AIM OF THE TASK:
Starting at the first line of the data, print each line verbatim up to and including the line bearing "from matplotlib.path import Path", omitting pictures.

PROVIDED RECORDS:
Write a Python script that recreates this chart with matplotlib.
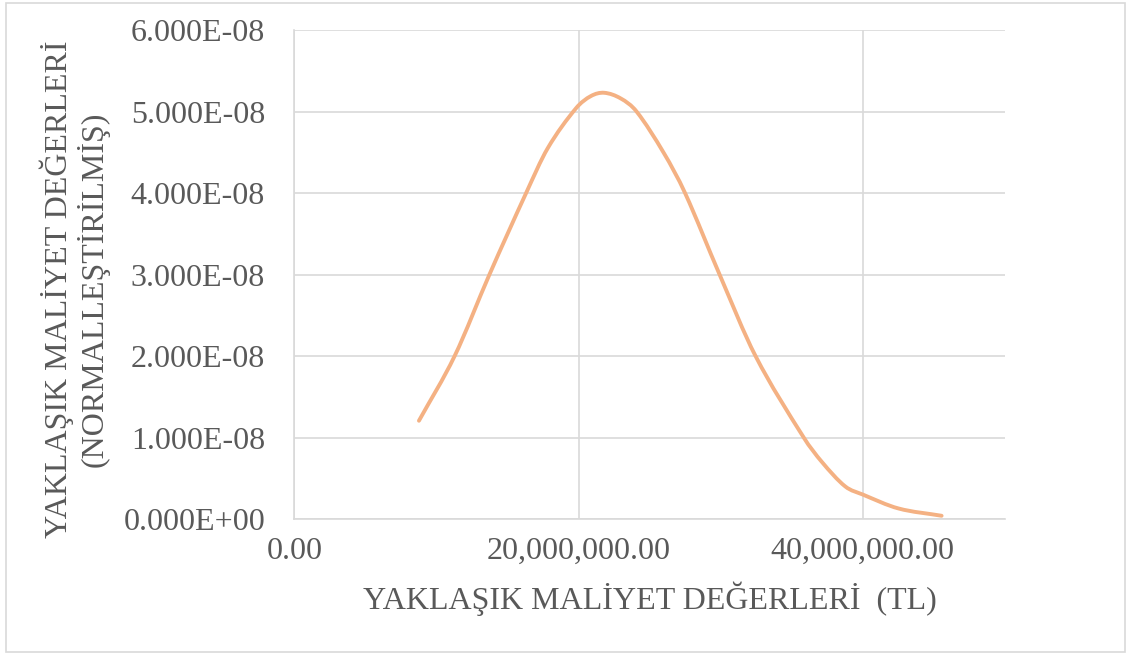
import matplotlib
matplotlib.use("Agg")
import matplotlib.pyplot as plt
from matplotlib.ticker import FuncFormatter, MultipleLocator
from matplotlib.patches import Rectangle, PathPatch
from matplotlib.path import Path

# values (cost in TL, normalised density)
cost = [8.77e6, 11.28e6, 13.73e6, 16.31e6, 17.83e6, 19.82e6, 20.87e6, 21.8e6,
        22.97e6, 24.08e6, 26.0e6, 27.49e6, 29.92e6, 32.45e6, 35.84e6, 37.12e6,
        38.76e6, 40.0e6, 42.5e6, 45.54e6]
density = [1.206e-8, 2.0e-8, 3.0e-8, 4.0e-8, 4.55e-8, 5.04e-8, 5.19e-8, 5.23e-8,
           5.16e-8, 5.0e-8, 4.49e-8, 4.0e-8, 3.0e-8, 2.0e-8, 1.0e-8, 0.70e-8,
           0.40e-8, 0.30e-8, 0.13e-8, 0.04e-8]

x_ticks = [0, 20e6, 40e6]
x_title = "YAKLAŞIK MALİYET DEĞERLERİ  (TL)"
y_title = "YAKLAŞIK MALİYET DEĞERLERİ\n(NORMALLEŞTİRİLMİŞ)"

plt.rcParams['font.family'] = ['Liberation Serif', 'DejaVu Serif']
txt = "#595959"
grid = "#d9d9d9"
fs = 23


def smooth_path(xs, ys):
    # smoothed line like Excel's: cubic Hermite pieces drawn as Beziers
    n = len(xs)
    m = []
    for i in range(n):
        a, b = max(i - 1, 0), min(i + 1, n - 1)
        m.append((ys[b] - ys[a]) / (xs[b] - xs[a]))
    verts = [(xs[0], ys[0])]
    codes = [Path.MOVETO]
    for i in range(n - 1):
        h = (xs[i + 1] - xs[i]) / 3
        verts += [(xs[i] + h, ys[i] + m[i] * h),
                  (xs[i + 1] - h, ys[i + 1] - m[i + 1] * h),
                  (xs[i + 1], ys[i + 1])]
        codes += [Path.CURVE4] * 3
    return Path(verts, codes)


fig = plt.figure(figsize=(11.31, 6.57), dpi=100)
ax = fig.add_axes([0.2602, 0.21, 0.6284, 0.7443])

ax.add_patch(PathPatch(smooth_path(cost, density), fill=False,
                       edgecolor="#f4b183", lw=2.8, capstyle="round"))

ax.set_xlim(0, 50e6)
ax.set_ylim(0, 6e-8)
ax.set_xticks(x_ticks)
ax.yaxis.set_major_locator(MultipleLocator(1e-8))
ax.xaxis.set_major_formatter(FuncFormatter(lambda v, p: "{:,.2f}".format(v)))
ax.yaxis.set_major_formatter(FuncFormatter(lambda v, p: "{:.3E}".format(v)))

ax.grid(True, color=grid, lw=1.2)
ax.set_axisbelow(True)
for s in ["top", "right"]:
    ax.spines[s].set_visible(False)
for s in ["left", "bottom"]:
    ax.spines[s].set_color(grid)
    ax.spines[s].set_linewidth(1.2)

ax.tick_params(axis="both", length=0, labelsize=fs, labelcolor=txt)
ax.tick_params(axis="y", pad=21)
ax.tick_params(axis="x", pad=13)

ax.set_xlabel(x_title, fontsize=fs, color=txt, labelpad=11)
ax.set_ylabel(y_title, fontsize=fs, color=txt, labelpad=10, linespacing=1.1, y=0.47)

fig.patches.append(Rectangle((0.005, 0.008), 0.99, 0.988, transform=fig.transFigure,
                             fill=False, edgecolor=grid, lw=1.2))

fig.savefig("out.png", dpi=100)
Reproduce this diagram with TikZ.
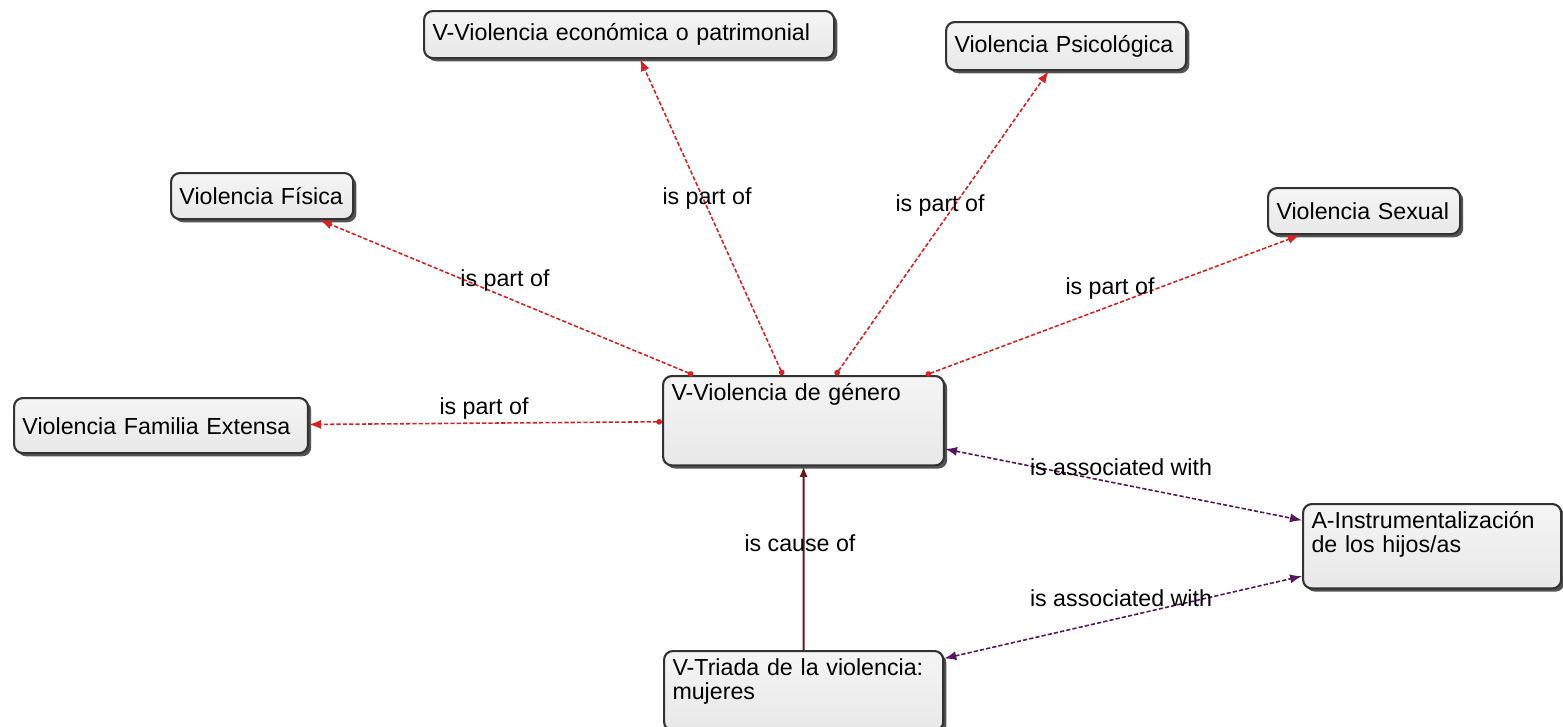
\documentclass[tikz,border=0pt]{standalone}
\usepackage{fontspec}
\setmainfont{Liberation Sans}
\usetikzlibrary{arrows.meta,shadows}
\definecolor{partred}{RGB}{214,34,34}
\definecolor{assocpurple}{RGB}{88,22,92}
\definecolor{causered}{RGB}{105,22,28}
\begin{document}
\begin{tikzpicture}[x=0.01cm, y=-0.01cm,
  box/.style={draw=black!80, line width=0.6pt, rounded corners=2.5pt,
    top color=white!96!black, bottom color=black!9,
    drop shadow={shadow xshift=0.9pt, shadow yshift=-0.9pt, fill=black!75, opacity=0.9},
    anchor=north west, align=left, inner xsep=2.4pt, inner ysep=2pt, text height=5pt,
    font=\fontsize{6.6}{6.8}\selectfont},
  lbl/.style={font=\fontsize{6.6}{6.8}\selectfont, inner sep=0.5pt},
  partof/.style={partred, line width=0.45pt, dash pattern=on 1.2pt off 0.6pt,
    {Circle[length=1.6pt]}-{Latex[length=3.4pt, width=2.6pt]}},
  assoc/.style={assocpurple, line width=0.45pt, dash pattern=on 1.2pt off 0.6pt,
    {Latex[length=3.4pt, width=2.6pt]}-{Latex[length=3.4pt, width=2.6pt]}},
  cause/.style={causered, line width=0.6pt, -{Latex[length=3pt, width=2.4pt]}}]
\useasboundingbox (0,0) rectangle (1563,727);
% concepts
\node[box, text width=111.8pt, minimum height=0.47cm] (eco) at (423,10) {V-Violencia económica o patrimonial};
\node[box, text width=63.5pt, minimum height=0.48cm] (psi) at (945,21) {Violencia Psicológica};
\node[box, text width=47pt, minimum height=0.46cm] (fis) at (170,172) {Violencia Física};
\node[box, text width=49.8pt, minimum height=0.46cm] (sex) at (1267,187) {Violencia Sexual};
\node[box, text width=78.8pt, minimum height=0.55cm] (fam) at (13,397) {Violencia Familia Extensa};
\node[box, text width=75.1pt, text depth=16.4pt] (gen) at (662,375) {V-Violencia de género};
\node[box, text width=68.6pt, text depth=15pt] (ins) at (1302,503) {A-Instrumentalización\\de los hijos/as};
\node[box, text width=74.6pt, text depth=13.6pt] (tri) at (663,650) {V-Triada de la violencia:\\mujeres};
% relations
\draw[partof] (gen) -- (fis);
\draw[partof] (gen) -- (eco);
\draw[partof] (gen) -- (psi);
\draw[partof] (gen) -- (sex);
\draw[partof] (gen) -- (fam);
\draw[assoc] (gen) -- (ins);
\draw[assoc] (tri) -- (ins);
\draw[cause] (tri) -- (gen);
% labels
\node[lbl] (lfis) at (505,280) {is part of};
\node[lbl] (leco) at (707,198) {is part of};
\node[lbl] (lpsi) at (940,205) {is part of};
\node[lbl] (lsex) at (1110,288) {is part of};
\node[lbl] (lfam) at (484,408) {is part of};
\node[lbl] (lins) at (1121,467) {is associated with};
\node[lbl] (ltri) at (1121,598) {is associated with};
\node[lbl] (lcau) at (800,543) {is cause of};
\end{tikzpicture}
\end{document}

EXERCISE SOLUTION:
Write a Python script that recreates this chart with matplotlib.
import matplotlib
matplotlib.use("Agg")
import matplotlib.pyplot as plt
from matplotlib.ticker import FuncFormatter, MultipleLocator
from matplotlib.patches import Rectangle, PathPatch
from matplotlib.path import Path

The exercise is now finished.